O defeito não está nessa lei, então, e sim no parâmetro inspirador da sua aplicação. Entram em cena influente, em muitos casos, as mentiras proclamadas como verdades de uma e de outra das posições em conflito, particularmente quando envolvem disputa partidária, durante crises como essa atualmente sofrida pelo país, ou em véspera de eleições. A reforma política tem tanta dificuldade em ser implementada no Brasil, por mais que isso nos envergonhe, pelo fato de aquelas mentiras, travestidas de verdade, serem muito convenientes, tanto às campanhas eleitorais dos partidos como à parte da mídia que os apoia.
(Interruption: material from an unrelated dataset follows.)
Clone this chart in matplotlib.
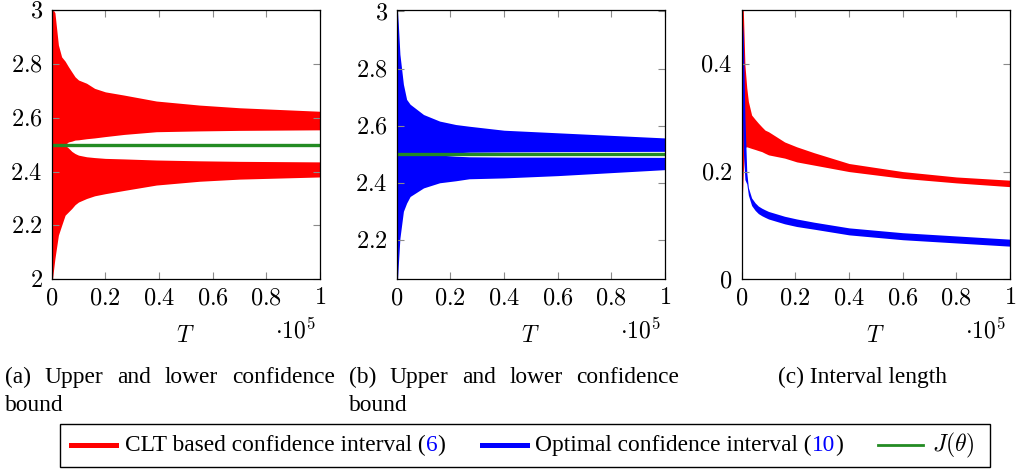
import matplotlib
matplotlib.use('Agg')
import matplotlib.pyplot as plt
from matplotlib.ticker import FuncFormatter
from matplotlib.lines import Line2D
from matplotlib.patches import Rectangle
import numpy as np

plt.rcParams['mathtext.fontset'] = 'cm'
plt.rcParams['font.family'] = ['Liberation Serif', 'DejaVu Serif']

W, H = 1016, 469

# envelope of the confidence bounds, T in units of 1e5
T_a = np.array([0, 0.003, 0.006, 0.012, 0.025, 0.037, 0.05, 0.062, 0.075, 0.087,
                0.1, 0.13, 0.16, 0.2, 0.27, 0.39, 0.55, 0.7, 1.0]) * 1e5
clt_up_hi = [3.1, 3.05, 3.0, 2.99, 2.87, 2.826, 2.81, 2.79, 2.77, 2.752,
             2.74, 2.728, 2.709, 2.696, 2.684, 2.662, 2.647, 2.637, 2.624]
clt_up_lo = [2.45, 2.47, 2.49, 2.5, 2.5, 2.5, 2.5, 2.51, 2.513, 2.517,
             2.518, 2.522, 2.525, 2.53, 2.538, 2.548, 2.551, 2.553, 2.555]
clt_lo_hi = [2.55, 2.53, 2.51, 2.5, 2.5, 2.5, 2.498, 2.488, 2.475, 2.467,
             2.461, 2.455, 2.452, 2.449, 2.447, 2.443, 2.44, 2.438, 2.436]
clt_lo_lo = [1.95, 2.0, 2.027, 2.077, 2.164, 2.2, 2.238, 2.25, 2.263, 2.277,
             2.287, 2.3, 2.31, 2.318, 2.33, 2.35, 2.364, 2.372, 2.38]

T_b = np.array([0, 0.003, 0.006, 0.012, 0.025, 0.037, 0.05, 0.1, 0.16, 0.22,
                0.27, 0.4, 0.6, 1.0]) * 1e5
opt_up_hi = [3.05, 3.0, 2.956, 2.85, 2.745, 2.692, 2.675, 2.639, 2.616, 2.604,
             2.598, 2.584, 2.575, 2.557]
opt_up_lo = [2.45, 2.48, 2.5, 2.5, 2.5, 2.5, 2.5, 2.5, 2.502, 2.505,
             2.507, 2.508, 2.509, 2.51]
opt_lo_hi = [2.55, 2.52, 2.5, 2.5, 2.5, 2.5, 2.5, 2.5, 2.497, 2.493,
             2.491, 2.49, 2.49, 2.489]
opt_lo_lo = [2.0, 2.06, 2.112, 2.206, 2.3, 2.329, 2.352, 2.382, 2.4, 2.407,
             2.414, 2.417, 2.425, 2.446]

# interval length
T_c = np.array([0, 0.003, 0.006, 0.012, 0.019, 0.025, 0.037, 0.05, 0.062, 0.075,
                0.087, 0.1, 0.16, 0.205, 0.27, 0.4, 0.6, 0.8, 1.0]) * 1e5
clt_len_hi = [0.55, 0.53, 0.5, 0.398, 0.355, 0.33, 0.305, 0.297, 0.29, 0.283,
              0.277, 0.274, 0.255, 0.246, 0.235, 0.215, 0.2, 0.19, 0.184]
clt_len_lo = [0.14, 0.16, 0.2, 0.245, 0.246, 0.245, 0.243, 0.241, 0.239, 0.237,
              0.234, 0.231, 0.225, 0.218, 0.212, 0.2, 0.1875, 0.179, 0.172]
opt_len_hi = [0.49, 0.475, 0.45, 0.30, 0.198, 0.170, 0.151, 0.142, 0.136, 0.132,
              0.129, 0.126, 0.117, 0.112, 0.106, 0.0955, 0.0865, 0.0805, 0.0745]
opt_len_lo = [0.28, 0.30, 0.24, 0.185, 0.177, 0.156, 0.137, 0.128, 0.122, 0.118,
              0.115, 0.112, 0.103, 0.098, 0.093, 0.0825, 0.0735, 0.0675, 0.0615]

J_theta = 2.5

RED = '#ff0000'
BLUE = '#0000ff'
GREEN = '#238b23'
FS = 17.5   # tick labels (Computer Modern)
LS = 17     # axis label / scale label
CS = 16.8   # captions and legend (Times-like)

fig = plt.figure(figsize=(W / 100, H / 100), dpi=100)


def px_axes(x0, x1, y0, y1):
    return fig.add_axes([x0 / W, 1 - y1 / H, (x1 - x0) / W, (y1 - y0) / H])


def style(ax, ylim, yticks):
    ax.set_xlim(0, 1e5)
    ax.set_ylim(*ylim)
    ax.set_xticks(np.arange(0, 1.01e5, 2e4))
    ax.set_yticks(yticks)
    ax.xaxis.set_major_formatter(FuncFormatter(lambda v, p: f'${v / 1e5:g}$'))
    ax.yaxis.set_major_formatter(FuncFormatter(lambda v, p: f'${v:g}$'))
    ax.tick_params(direction='in', top=True, right=True, length=5, width=0.8,
                   color='#8a8a8a', labelsize=FS, pad=6.5)
    for s in ax.spines.values():
        s.set_linewidth(0.9)
    ax.text(0.5, -0.214, '$T$', transform=ax.transAxes, ha='center', va='center', fontsize=LS)
    ax.text(0.985, -0.192, r'$\cdot 10^5$', transform=ax.transAxes, ha='right', va='center', fontsize=LS)


ax_a = px_axes(51.7, 320, 10, 279.3)
ax_b = px_axes(396.7, 665, 10, 279.3)
ax_c = px_axes(741.7, 1010, 10, 279.3)

# (a) CLT bounds
ax_a.fill_between(T_a, clt_up_lo, clt_up_hi, color=RED, lw=0)
ax_a.fill_between(T_a, clt_lo_lo, clt_lo_hi, color=RED, lw=0)
ax_a.axhline(J_theta, color=GREEN, lw=2.4)
style(ax_a, (2, 3), np.arange(2, 3.01, 0.2))

# (b) optimal bounds
ax_b.fill_between(T_b, opt_up_lo, opt_up_hi, color=BLUE, lw=0)
ax_b.fill_between(T_b, opt_lo_lo, opt_lo_hi, color=BLUE, lw=0)
ax_b.axhline(J_theta, color=GREEN, lw=2.4)
style(ax_b, (2.062, 3.005), np.arange(2.2, 3.01, 0.2))

# (c) interval length
ax_c.fill_between(T_c, clt_len_lo, clt_len_hi, color=RED, lw=0)
ax_c.fill_between(T_c, opt_len_lo, opt_len_hi, color=BLUE, lw=0)
style(ax_c, (0, 0.5), [0, 0.2, 0.4])

r = fig.canvas.get_renderer()


def justified(words, x0, x1, base, size=CS):
    texts = [fig.text(0, 1 - base / H, w, fontsize=size, va='baseline') for w in words]
    widths = [t.get_window_extent(r).width for t in texts]
    gap = (x1 - x0 - sum(widths)) / (len(words) - 1)
    x = x0
    for t, w in zip(texts, widths):
        t.set_x(x / W)
        x += w + gap


def runs(x0, base, parts, size=CS):
    x = x0
    for s, c in parts:
        t = fig.text(x / W, 1 - base / H, s, color=c, fontsize=size, va='baseline')
        x += t.get_window_extent(r).width


# captions
justified(['(a)', 'Upper', 'and', 'lower', 'confidence'], 5, 335, 383)
fig.text(5 / W, 1 - 411 / H, 'bound', fontsize=CS, va='baseline')
justified(['(b)', 'Upper', 'and', 'lower', 'confidence'], 349, 679, 383)
fig.text(349 / W, 1 - 411 / H, 'bound', fontsize=CS, va='baseline')
fig.text(862 / W, 1 - 383 / H, '(c) Interval length', fontsize=CS, va='baseline', ha='center')

# legend
fig.add_artist(Rectangle((60 / W, 1 - 467 / H), 930 / W, 43 / H, transform=fig.transFigure,
                         fill=False, ec='black', lw=1.0))
for (x0, x1), col, lw in [((71, 116), RED, 3.6), ((482, 527), BLUE, 3.6), ((878, 923), GREEN, 2.0)]:
    fig.add_artist(Line2D([x0 / W, x1 / W], [1 - 445 / H] * 2, transform=fig.transFigure,
                          color=col, lw=lw))
runs(125, 451, [('CLT based confidence interval (', 'black'), ('6', BLUE), (')', 'black')])
runs(535, 451, [('Optimal confidence interval (', 'black'), ('10', BLUE), (')', 'black')])
runs(932, 451, [(r'$J(\theta)$', 'black')], size=LS)

fig.savefig('out.png', dpi=100)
Uma vacina contra tal vício ainda não apareceu ao nível da infalibilidade. Uma delas, porém, parece acessível a qualquer do povo: analisar de quem parte a publicidade sobre a versão de um mérito pessoal ou coletivo qualquer, alardeado como verdadeiro e que prestação de serviço tal fonte prestou efetivamente à sociedade como um todo. Se essa versão estiver mais preocupada com a sustentação da ideologia ou do partido e seu/sua candidata/o ou eleita/o, as vítimas das suas mentiras de hoje serão aclamadas amanhã como mártires das verdades que as desvelaram.
Esse foi um trabalho que as Comissões de verdade, por mais poderoso fosse o empenho em atrapalhá-las, conseguiram, ainda que parcialmente, cumprir aqui no nosso país. Um/a prisioneiro/a político de ontem, vítima de todo o tipo de mentira passada como verdade, pode ser a/o presidente da república de hoje. Mandela, na África do Sul, Václav Havel na República Federativa Tcheca e Eslovaquia, Michele Bachelet no Chile, dão prova disso, mesmo que tais lembranças sejam tão incômodas para vários grupos moralistas de hoje, auto proclamados como os únicos fiéis à verdade, reconhecerem sua semelhança com o que está acontecendo no Brasil.
Prosseguir-se divulgando que a mudança de governo era necessária para eliminar de vez a corrupção política está se constituindo no melhor modo de preservá-la.